With the lower costs of bringing books to market, big publishers often put out everything they can get, with hasty and minimal editing, and hope something sticks. This mass approach is not about to change. But there remains a vast minority of literate Indians — quietly scuffling with public taste — who seek a finer sense of the texture of life. These people await more than they are yet receiving. There is a case to be made that these gentle readers have always been in the minority – the works of Joyce and Kafka were no blockbusters either. As Philip Roth once said, if your five thousand readers came through your living room one at a time they’d leave you in tears.

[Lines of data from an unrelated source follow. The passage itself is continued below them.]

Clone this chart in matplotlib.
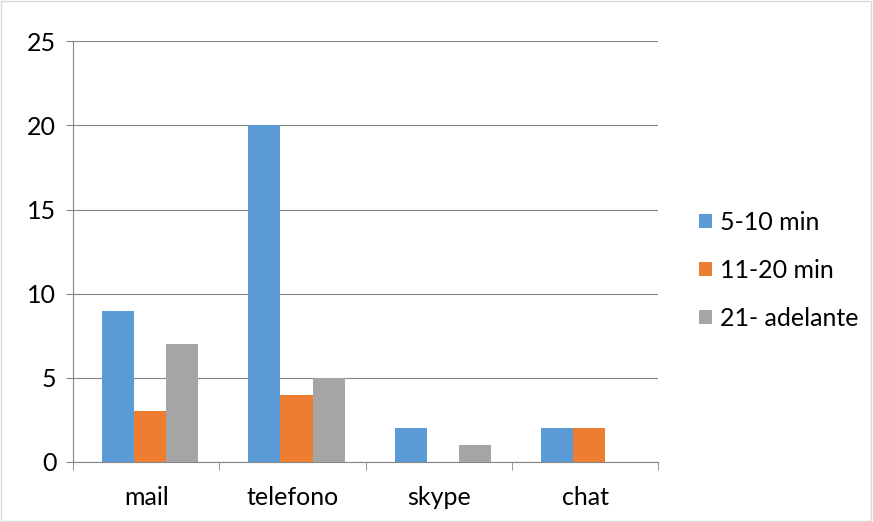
import matplotlib
matplotlib.use('Agg')
import matplotlib.pyplot as plt
import numpy as np

plt.rcParams['font.family'] = ['Lato', 'DejaVu Sans']

# Data
categories = ['mail', 'telefono', 'skype', 'chat']
series_names = ['5-10 min', '11-20 min', '21- adelante']
v_5_10 = [9, 20, 2, 2]
v_11_20 = [3, 4, 0, 2]
v_21_up = [7, 5, 1, 0]
colors = ['#5B9BD5', '#ED7D31', '#A5A5A5']

fig = plt.figure(figsize=(8.73, 5.22), dpi=100)
ax = fig.add_axes([0.0836, 0.115, 0.6703, 0.806])

x = np.arange(len(categories))
w = 0.219
off = 0.028
for i, (vals, name) in enumerate(zip([v_5_10, v_11_20, v_21_up], series_names)):
    ax.bar(x + off + (i - 1) * w, vals, width=w, color=colors[i], label=name, zorder=3)

ax.set_xlim(-0.5, 3.5)
ax.set_ylim(0, 25)
ax.set_yticks(range(0, 26, 5))
ax.grid(axis='y', color='#868686', linewidth=0.8, zorder=0)
ax.set_xticks(x)
ax.set_xticklabels(categories)
ax.set_xticks(np.arange(-0.5, 4, 1), minor=True)
ax.tick_params(axis='x', which='major', length=0, pad=17, labelsize=18)
ax.tick_params(axis='x', which='minor', length=6, color='#868686')
ax.tick_params(axis='y', length=5, color='#868686', labelsize=18, pad=7)

for s in ['top', 'right']:
    ax.spines[s].set_visible(False)
for s in ['left', 'bottom']:
    ax.spines[s].set_color('#868686')
    ax.spines[s].set_linewidth(0.8)

ax.legend(loc='center left', bbox_to_anchor=(1.07, 0.456), frameon=False,
          fontsize=18, handlelength=0.5, handleheight=0.5, labelspacing=1.0,
          handletextpad=0.35, borderpad=0, borderaxespad=0)

fig.add_artist(plt.Rectangle((0.001, 0.002), 0.997, 0.996, transform=fig.transFigure,
                             fill=False, edgecolor='#D9D9D9', linewidth=1))

fig.savefig('out.png', dpi=100)
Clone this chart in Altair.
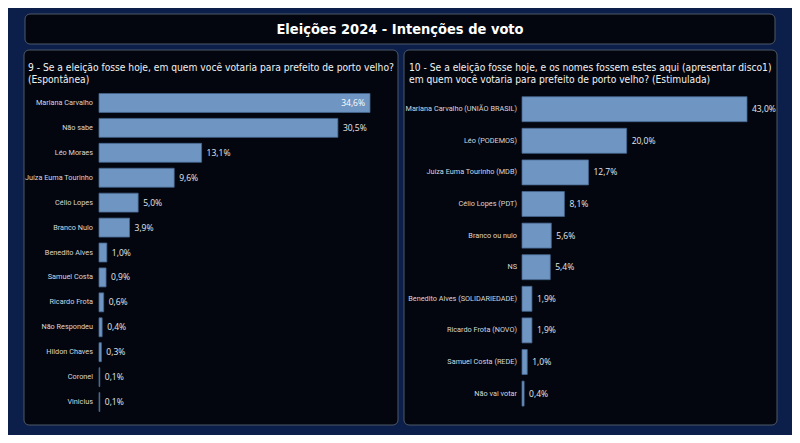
import altair as alt
import pandas as pd

title_text = "Eleições 2024 - Intenções de voto"
left_header = "9 - Se a eleição fosse hoje, em quem você votaria para prefeito de porto velho?\n(Espontânea)"
right_header = "10 - Se a eleição fosse hoje, e os nomes fossem estes aqui (apresentar disco1)\nem quem você votaria para prefeito de porto velho? (Estimulada)"

left_names = ["Mariana Carvalho", "Não sabe", "Léo Moraes", "Juíza Euma Tourinho", "Célio Lopes",
              "Branco Nulo", "Benedito Alves", "Samuel Costa", "Ricardo Frota", "Não Respondeu",
              "Hildon Chaves", "Coronel", "Vinicius"]
left_values = [34.6, 30.5, 13.1, 9.6, 5.0, 3.9, 1.0, 0.9, 0.6, 0.4, 0.3, 0.1, 0.1]

right_names = ["Mariana Carvalho (UNIÃO BRASIL)", "Léo (PODEMOS)", "Juíza Euma Tourinho (MDB)",
               "Célio Lopes (PDT)", "Branco ou nulo", "NS", "Benedito Alves (SOLIDARIEDADE)",
               "Ricardo Frota (NOVO)", "Samuel Costa (REDE)", "Não vai votar"]
right_values = [43.0, 20.0, 12.7, 8.1, 5.6, 5.4, 1.9, 1.9, 1.0, 0.4]

HEAD_FONT = "DejaVu Sans Condensed, Liberation Sans Narrow, Roboto"
LABEL_FONT = "Open Sans, Noto Sans, sans-serif"
CAT_FONT = "Roboto, Lato, sans-serif"
BAR = "#6f96c3"
BAR_STROKE = "#46668e"
PANEL_FILL = "#03060e"
PANEL_STROKE = "#4d5868"


def box(x, y, x2, y2):
    return alt.Chart(pd.DataFrame({"k": [0]})).mark_rect(
        fill=PANEL_FILL, stroke=PANEL_STROKE, strokeWidth=1, cornerRadius=5
    ).encode(x=alt.value(x), y=alt.value(y), x2=alt.value(x2), y2=alt.value(y2))


def text_at(txt, x, y, size, align="left", weight="normal", color="#f2f2f2"):
    return alt.Chart(pd.DataFrame({"t": [txt]})).mark_text(
        align=align, baseline="middle", lineBreak="\n", lineHeight=12, color=color,
        font=HEAD_FONT, fontSize=size, fontWeight=weight
    ).encode(x=alt.value(x), y=alt.value(y), text="t:N")


def panel(names, values, xr, yr, pad_inner, label_x, inside_first):
    df = pd.DataFrame({"nome": names, "valor": values})
    df["rotulo"] = [f"{v:.1f}".replace(".", ",") + "%" for v in values]
    df["dentro"] = [bool(inside_first and i == 0) for i in range(len(values))]

    y = alt.Y("nome:N", sort=names, axis=None,
              scale=alt.Scale(domain=names, range=yr, paddingInner=pad_inner,
                              paddingOuter=pad_inner / 2))
    x = alt.X("valor:Q", axis=None,
              scale=alt.Scale(domain=[0, max(values)], range=xr, nice=False, zero=True))

    base = alt.Chart(df).encode(y=y)
    bars = base.mark_bar(color=BAR, stroke=BAR_STROKE, strokeWidth=0.8).encode(x=x)
    out_lbl = base.transform_filter("!datum.dentro").mark_text(
        align="left", baseline="middle", dx=5, color="#e6e9ee", font=LABEL_FONT, fontSize=8.5
    ).encode(x=x, text="rotulo:N")
    in_lbl = base.transform_filter("datum.dentro").mark_text(
        align="right", baseline="middle", dx=-5, color="#ffffff", font=LABEL_FONT, fontSize=8.5
    ).encode(x=x, text="rotulo:N")
    cat_lbl = base.mark_text(
        align="right", baseline="middle", color="#d4d8de", font=CAT_FONT, fontSize=7.3
    ).encode(x=alt.value(label_x), text="nome:N")
    return [bars, out_lbl, in_lbl, cat_lbl]


layers = [
    box(17, 6, 767, 36),
    box(16, 42, 390, 417),
    box(396, 42, 769, 417),
    text_at(title_text, 392, 22, 14.5, align="center", weight="bold", color="#ffffff"),
    text_at(left_header, 20, 60, 10.2),
    text_at(right_header, 401, 60, 10.2),
]
layers += panel(left_names, left_values, [91, 362], [82.5, 406.5], 0.24, 85, True)
layers += panel(right_names, right_values, [514, 739], [85.4, 401.4], 0.21, 509, False)

chart = alt.layer(*layers).resolve_scale(
    x="independent", y="independent"
).properties(
    width=784, height=427,
    background="#0c1f4b",
    padding=0,
    autosize=alt.AutoSizeParams(type="none"),
).configure_view(stroke=None, fill=None)

chart.save("out.html", embed_options={"renderer": "svg", "actions": False})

The careful reader is still, however, blamed for being a killjoy. How to defy such priggishness? Perhaps an answer might be approached indirectly: just as a newborn’s forehead wrinkles like an old man’s, a great book complicates even as it appeals. The final problem with any reading is that it is not idle enough – and so one must continue. The world reads you. You must read back.
Meanwhile, someone explain to our utilitarian compatriots that if they don’t learn to risk and empathise, how will they be sly?